> [RECORD SET]
Start
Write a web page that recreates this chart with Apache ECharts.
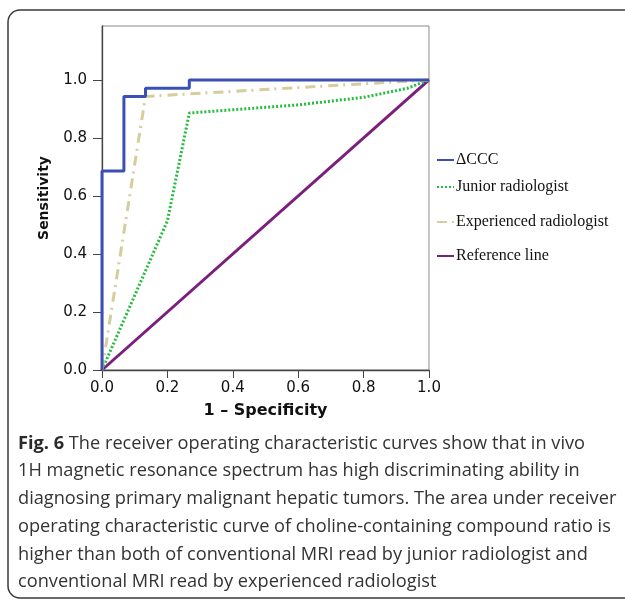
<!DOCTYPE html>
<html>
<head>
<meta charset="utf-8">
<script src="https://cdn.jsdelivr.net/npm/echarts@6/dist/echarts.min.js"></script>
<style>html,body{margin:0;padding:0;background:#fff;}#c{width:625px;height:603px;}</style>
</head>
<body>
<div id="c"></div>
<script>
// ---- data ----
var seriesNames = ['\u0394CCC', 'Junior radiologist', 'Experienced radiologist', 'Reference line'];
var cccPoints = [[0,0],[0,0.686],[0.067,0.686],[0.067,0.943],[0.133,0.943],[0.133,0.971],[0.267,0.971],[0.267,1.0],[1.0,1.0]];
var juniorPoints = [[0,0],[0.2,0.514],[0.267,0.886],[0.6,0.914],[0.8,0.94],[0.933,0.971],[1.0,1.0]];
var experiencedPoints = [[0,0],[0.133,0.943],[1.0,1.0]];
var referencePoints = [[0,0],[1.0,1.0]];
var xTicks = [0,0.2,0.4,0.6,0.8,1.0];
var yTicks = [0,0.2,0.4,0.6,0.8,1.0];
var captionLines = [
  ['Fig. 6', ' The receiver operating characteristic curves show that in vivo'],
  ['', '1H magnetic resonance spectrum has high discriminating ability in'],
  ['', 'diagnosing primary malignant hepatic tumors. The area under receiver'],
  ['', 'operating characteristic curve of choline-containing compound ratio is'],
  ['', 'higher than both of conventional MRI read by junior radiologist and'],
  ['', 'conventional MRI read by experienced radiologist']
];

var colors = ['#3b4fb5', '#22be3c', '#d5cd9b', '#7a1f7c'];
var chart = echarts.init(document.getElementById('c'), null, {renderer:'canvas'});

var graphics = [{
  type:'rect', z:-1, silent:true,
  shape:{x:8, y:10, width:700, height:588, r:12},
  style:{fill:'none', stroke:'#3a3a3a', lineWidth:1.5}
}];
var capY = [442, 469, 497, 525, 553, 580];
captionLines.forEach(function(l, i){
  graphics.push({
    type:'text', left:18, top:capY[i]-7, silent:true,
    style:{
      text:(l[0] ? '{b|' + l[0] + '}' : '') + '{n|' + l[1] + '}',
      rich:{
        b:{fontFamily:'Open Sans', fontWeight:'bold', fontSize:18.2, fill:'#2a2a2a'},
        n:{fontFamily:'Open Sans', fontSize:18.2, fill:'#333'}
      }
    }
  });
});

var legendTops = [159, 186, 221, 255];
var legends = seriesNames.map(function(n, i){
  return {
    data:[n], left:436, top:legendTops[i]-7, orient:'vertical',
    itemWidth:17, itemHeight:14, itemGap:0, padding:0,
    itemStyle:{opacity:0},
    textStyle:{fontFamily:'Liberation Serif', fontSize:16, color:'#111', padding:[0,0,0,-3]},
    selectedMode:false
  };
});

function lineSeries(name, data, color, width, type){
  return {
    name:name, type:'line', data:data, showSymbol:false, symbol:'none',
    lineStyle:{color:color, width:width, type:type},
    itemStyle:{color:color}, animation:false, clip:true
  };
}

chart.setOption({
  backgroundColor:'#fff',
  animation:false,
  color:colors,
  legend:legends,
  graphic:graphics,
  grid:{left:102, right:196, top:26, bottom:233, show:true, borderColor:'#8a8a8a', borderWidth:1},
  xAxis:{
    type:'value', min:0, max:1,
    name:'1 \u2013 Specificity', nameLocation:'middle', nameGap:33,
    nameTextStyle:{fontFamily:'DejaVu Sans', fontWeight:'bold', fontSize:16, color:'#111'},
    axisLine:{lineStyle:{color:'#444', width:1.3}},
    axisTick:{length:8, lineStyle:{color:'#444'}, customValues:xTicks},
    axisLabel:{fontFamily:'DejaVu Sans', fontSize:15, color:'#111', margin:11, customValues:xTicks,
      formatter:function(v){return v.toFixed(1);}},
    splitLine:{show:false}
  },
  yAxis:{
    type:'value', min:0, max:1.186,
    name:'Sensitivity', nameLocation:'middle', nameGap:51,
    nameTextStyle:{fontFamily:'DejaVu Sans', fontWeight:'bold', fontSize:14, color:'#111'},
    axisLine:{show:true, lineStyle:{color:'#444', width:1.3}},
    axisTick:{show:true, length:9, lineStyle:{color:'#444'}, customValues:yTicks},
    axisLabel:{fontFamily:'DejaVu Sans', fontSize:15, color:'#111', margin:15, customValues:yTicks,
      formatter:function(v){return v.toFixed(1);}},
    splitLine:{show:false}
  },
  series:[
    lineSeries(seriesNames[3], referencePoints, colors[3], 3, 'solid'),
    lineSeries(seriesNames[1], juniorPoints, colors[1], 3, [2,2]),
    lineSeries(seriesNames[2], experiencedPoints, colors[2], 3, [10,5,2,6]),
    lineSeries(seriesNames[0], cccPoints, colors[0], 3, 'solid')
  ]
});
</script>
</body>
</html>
End
Start
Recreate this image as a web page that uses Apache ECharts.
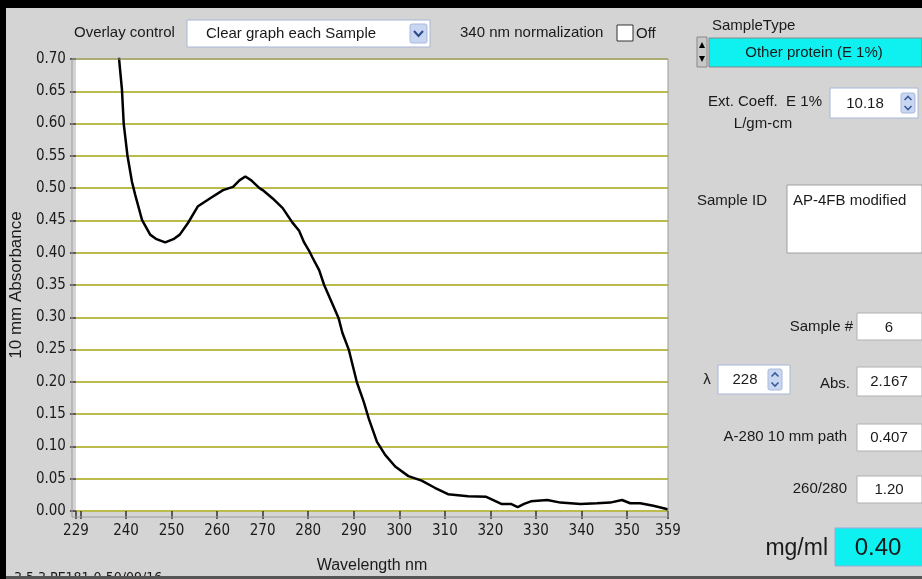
End
Start
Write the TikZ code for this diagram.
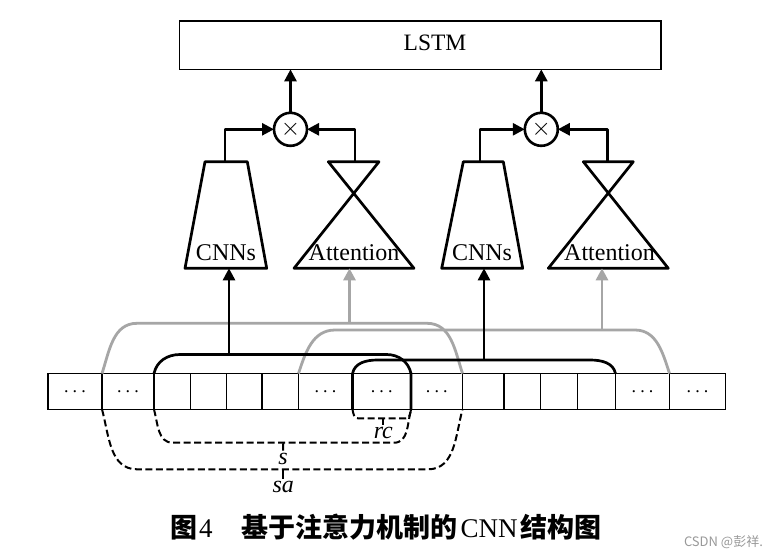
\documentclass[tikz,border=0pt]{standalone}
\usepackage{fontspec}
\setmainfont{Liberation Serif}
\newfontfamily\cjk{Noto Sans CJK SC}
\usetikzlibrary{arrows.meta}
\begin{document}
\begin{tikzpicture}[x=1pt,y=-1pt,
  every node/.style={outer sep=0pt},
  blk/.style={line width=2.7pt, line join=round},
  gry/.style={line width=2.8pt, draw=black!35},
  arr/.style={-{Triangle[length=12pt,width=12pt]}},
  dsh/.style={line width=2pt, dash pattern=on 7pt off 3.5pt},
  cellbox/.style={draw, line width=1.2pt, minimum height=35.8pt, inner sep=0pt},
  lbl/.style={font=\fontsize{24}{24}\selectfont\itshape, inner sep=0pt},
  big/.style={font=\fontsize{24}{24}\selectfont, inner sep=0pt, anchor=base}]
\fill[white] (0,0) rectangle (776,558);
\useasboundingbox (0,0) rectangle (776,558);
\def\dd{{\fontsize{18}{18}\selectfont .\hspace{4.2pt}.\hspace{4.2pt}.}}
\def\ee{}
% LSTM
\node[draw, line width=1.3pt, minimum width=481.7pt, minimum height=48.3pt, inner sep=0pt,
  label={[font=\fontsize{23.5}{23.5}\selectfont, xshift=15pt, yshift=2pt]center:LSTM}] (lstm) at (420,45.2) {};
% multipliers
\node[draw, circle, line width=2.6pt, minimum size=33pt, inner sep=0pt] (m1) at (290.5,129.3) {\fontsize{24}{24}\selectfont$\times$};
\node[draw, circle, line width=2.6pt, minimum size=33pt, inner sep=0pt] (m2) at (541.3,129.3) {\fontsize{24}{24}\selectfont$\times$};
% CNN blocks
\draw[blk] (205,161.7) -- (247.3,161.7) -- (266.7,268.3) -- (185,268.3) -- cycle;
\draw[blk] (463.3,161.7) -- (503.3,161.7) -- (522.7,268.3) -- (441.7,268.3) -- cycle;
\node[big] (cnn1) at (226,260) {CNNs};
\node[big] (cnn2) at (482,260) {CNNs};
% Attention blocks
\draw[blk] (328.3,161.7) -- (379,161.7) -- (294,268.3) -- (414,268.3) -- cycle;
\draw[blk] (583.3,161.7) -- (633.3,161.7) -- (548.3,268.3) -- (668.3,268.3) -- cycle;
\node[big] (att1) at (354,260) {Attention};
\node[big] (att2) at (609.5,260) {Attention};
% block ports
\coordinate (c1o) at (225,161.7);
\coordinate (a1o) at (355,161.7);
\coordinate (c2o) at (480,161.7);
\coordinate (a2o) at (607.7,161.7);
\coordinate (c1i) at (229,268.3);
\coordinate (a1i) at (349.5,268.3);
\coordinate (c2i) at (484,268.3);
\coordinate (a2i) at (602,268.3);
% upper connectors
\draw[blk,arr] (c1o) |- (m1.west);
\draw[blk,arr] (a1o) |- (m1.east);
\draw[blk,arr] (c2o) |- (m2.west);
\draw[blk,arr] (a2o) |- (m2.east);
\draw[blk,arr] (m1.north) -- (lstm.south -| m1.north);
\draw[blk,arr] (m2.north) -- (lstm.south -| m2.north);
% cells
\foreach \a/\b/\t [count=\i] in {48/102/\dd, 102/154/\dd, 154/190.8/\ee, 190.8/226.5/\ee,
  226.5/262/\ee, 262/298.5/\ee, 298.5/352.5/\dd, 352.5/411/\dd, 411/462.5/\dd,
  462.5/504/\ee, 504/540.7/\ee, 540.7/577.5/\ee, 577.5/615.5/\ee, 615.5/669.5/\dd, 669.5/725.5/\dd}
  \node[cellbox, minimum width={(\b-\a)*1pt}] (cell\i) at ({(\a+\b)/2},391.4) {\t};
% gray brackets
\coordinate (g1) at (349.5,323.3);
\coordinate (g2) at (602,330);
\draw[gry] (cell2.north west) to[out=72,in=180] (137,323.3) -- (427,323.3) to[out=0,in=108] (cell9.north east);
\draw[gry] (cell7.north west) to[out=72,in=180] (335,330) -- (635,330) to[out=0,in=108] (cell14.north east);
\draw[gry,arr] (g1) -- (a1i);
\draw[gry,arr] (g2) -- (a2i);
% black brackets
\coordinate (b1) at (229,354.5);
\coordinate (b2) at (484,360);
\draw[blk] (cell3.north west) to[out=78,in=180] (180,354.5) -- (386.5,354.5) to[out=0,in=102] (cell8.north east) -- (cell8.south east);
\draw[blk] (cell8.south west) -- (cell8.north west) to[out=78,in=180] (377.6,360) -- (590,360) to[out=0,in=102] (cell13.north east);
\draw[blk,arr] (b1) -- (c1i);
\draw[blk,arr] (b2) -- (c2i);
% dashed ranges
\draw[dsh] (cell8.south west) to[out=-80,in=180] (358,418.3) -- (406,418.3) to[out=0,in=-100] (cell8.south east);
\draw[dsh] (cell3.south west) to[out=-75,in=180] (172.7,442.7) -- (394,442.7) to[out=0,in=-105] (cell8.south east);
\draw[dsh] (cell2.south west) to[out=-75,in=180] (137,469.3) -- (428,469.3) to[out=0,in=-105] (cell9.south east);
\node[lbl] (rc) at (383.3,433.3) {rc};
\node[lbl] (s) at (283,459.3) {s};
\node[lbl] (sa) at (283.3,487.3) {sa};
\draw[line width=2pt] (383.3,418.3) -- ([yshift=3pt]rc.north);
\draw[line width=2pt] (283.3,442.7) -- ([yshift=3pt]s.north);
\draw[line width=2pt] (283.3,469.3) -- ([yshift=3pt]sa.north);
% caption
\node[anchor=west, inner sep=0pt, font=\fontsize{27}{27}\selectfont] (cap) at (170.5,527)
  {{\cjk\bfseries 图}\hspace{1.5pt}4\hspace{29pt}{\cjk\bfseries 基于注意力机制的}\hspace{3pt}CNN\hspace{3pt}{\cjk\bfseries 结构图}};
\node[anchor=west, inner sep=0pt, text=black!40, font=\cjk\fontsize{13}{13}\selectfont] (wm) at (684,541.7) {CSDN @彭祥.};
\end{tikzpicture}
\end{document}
End
> [TASK BRIEF]
Where does the word "page" appear in the listing? List each line that holds it.

> [SOLVED PROBLEM]
Write a web page that recreates this chart with Apache ECharts.
Recreate this image as a web page that uses Apache ECharts.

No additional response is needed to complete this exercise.